The sound is not the effect of the ratio, it's the finish on the gears, and/ or the setup. I installed this exact same ratio on my '00 F150 with a 9.75" axle years ago, but I used higher quality Ford Motorsports gears, and they were quiet. All hypoid axle gears are SUPPOSED to be silent. That's why the gear teeth are cut at the angles they are. If the manufacturer doesn't cut them at the right angles, or if they are installed incorrectly, they can make noise. At this point, I don't know which is the case for me. You won't have any problems, though.
Is the cut the reason you can get "Noisy" or "Quiet" set ups when running timing gears? (Just to clarify, as opposed to a timing chain set up.)
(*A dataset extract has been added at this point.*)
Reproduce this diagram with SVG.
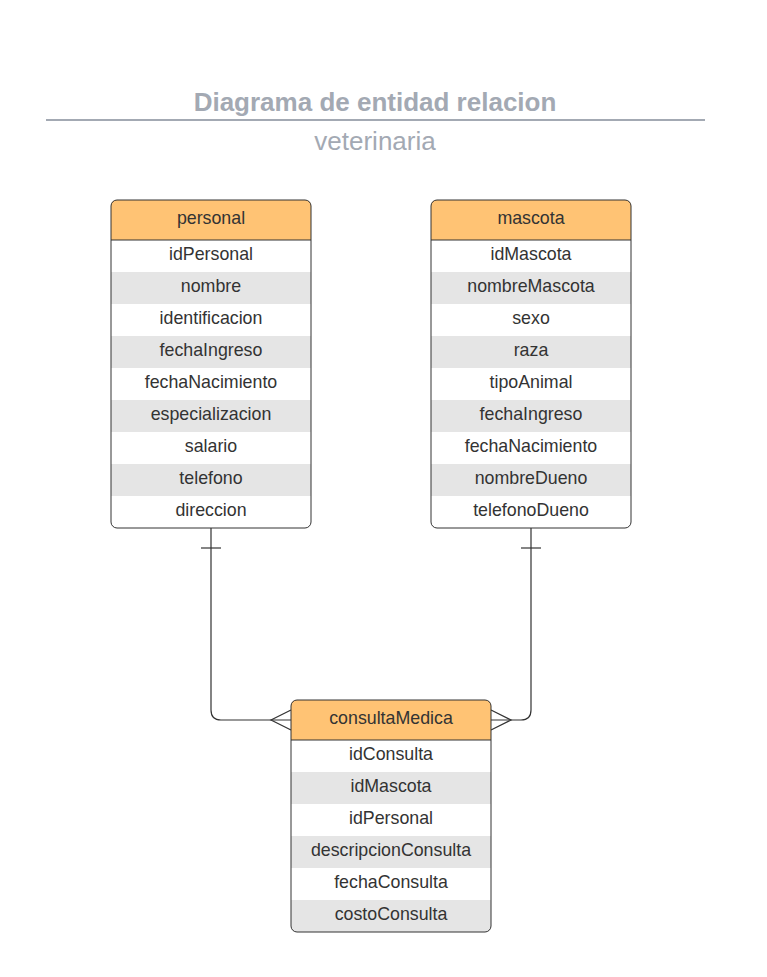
<svg xmlns="http://www.w3.org/2000/svg" width="767" height="977" viewBox="0 0 767 977">
<style>
.t{font-family:"Liberation Sans",Arial,sans-serif;font-size:17.8px;fill:#333;text-anchor:middle}
.h{fill:#ffc374}
.w{fill:#fff}
.g{fill:#e5e5e5}
.b{fill:none;stroke:#333;stroke-width:1}
.c{fill:none;stroke:#333;stroke-width:1.2}
.title{font-family:"Liberation Sans",Arial,sans-serif;fill:#a3a9b3;text-anchor:middle}
</style>
<rect width="767" height="977" fill="#fff"/>
<g id="title">
<text class="title" x="375" y="110.5" font-size="26" font-weight="bold">Diagrama de entidad relacion</text>
<line x1="46" y1="120" x2="705" y2="120" stroke="#a3a9b3" stroke-width="2"/>
<text class="title" x="375" y="149.5" font-size="26">veterinaria</text>
</g>
<g id="connectors">
<path class="c" d="M211 528 V710 Q211 720 221 720 H291"/>
<line class="c" x1="201" y1="548" x2="221" y2="548"/>
<path class="c" d="M291 710 L271 720 L291 730"/>
<path class="c" d="M531 528 V710 Q531 720 521 720 H491"/>
<line class="c" x1="521" y1="548" x2="541" y2="548"/>
<path class="c" d="M491 710 L511 720 L491 730"/>
</g>
<g id="personal">
<path class="h" d="M111 240 V206 Q111 200 117 200 H305 Q311 200 311 206 V240 Z"/>
<rect class="w" x="111" y="240" width="200" height="32"/>
<rect class="g" x="111" y="272" width="200" height="32"/>
<rect class="w" x="111" y="304" width="200" height="32"/>
<rect class="g" x="111" y="336" width="200" height="32"/>
<rect class="w" x="111" y="368" width="200" height="32"/>
<rect class="g" x="111" y="400" width="200" height="32"/>
<rect class="w" x="111" y="432" width="200" height="32"/>
<rect class="g" x="111" y="464" width="200" height="32"/>
<path class="w" d="M111 496 H311 V522 Q311 528 305 528 H117 Q111 528 111 522 Z"/>
<rect class="b" x="111" y="200" width="200" height="328" rx="6"/>
<line class="b" x1="111" y1="240" x2="311" y2="240"/>
<text class="t" x="211" y="224">personal</text>
<text class="t" x="211" y="260">idPersonal</text>
<text class="t" x="211" y="292">nombre</text>
<text class="t" x="211" y="324">identificacion</text>
<text class="t" x="211" y="356">fechaIngreso</text>
<text class="t" x="211" y="388">fechaNacimiento</text>
<text class="t" x="211" y="420">especializacion</text>
<text class="t" x="211" y="452">salario</text>
<text class="t" x="211" y="484">telefono</text>
<text class="t" x="211" y="516">direccion</text>
</g>
<g id="mascota">
<path class="h" d="M431 240 V206 Q431 200 437 200 H625 Q631 200 631 206 V240 Z"/>
<rect class="w" x="431" y="240" width="200" height="32"/>
<rect class="g" x="431" y="272" width="200" height="32"/>
<rect class="w" x="431" y="304" width="200" height="32"/>
<rect class="g" x="431" y="336" width="200" height="32"/>
<rect class="w" x="431" y="368" width="200" height="32"/>
<rect class="g" x="431" y="400" width="200" height="32"/>
<rect class="w" x="431" y="432" width="200" height="32"/>
<rect class="g" x="431" y="464" width="200" height="32"/>
<path class="w" d="M431 496 H631 V522 Q631 528 625 528 H437 Q431 528 431 522 Z"/>
<rect class="b" x="431" y="200" width="200" height="328" rx="6"/>
<line class="b" x1="431" y1="240" x2="631" y2="240"/>
<text class="t" x="531" y="224">mascota</text>
<text class="t" x="531" y="260">idMascota</text>
<text class="t" x="531" y="292">nombreMascota</text>
<text class="t" x="531" y="324">sexo</text>
<text class="t" x="531" y="356">raza</text>
<text class="t" x="531" y="388">tipoAnimal</text>
<text class="t" x="531" y="420">fechaIngreso</text>
<text class="t" x="531" y="452">fechaNacimiento</text>
<text class="t" x="531" y="484">nombreDueno</text>
<text class="t" x="531" y="516">telefonoDueno</text>
</g>
<g id="consultaMedica">
<path class="h" d="M291 740 V706 Q291 700 297 700 H485 Q491 700 491 706 V740 Z"/>
<rect class="w" x="291" y="740" width="200" height="32"/>
<rect class="g" x="291" y="772" width="200" height="32"/>
<rect class="w" x="291" y="804" width="200" height="32"/>
<rect class="g" x="291" y="836" width="200" height="32"/>
<rect class="w" x="291" y="868" width="200" height="32"/>
<path class="g" d="M291 900 H491 V926 Q491 932 485 932 H297 Q291 932 291 926 Z"/>
<rect class="b" x="291" y="700" width="200" height="232" rx="6"/>
<line class="b" x1="291" y1="740" x2="491" y2="740"/>
<text class="t" x="391" y="724">consultaMedica</text>
<text class="t" x="391" y="760">idConsulta</text>
<text class="t" x="391" y="792">idMascota</text>
<text class="t" x="391" y="824">idPersonal</text>
<text class="t" x="391" y="856">descripcionConsulta</text>
<text class="t" x="391" y="888">fechaConsulta</text>
<text class="t" x="391" y="920">costoConsulta</text>
</g>
</svg>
That depends on whether you're using straight-cut/ "spur" gears (which will ALWAYS be noisy) or slanted "helical" gears. Spur gear teeth slam into each other, creating noise. Helical gears slide across each other, and provide much quieter operation. The downside is strength; spur gears are typically stronger. With that said, there can be many reasons why a timing gear set is quiet or noisy. You typically cannot change the backlash (clearance) on timing gears, so changes like new components, or alterations like milling of a cylinder head or align-boring an engine block will change the clearance between the gears, possibly resulting in more noise. Funny story: About a year ago, I had to change the water pump on a GMC Top-Kick medium duty truck with a Duramax diesel. The water pumps on those engines are gear-driven (silent, helical gears, by the way). I installed an aftermarket pump, and it had TERRIBLE gear whine. It turns out that the aftermarket pump had a drive gear about .020" larger than the factory piece, thus the noise. I installed a new pump from the dealer, and no more noise. Didn't see that one coming, but I won't forget it, either.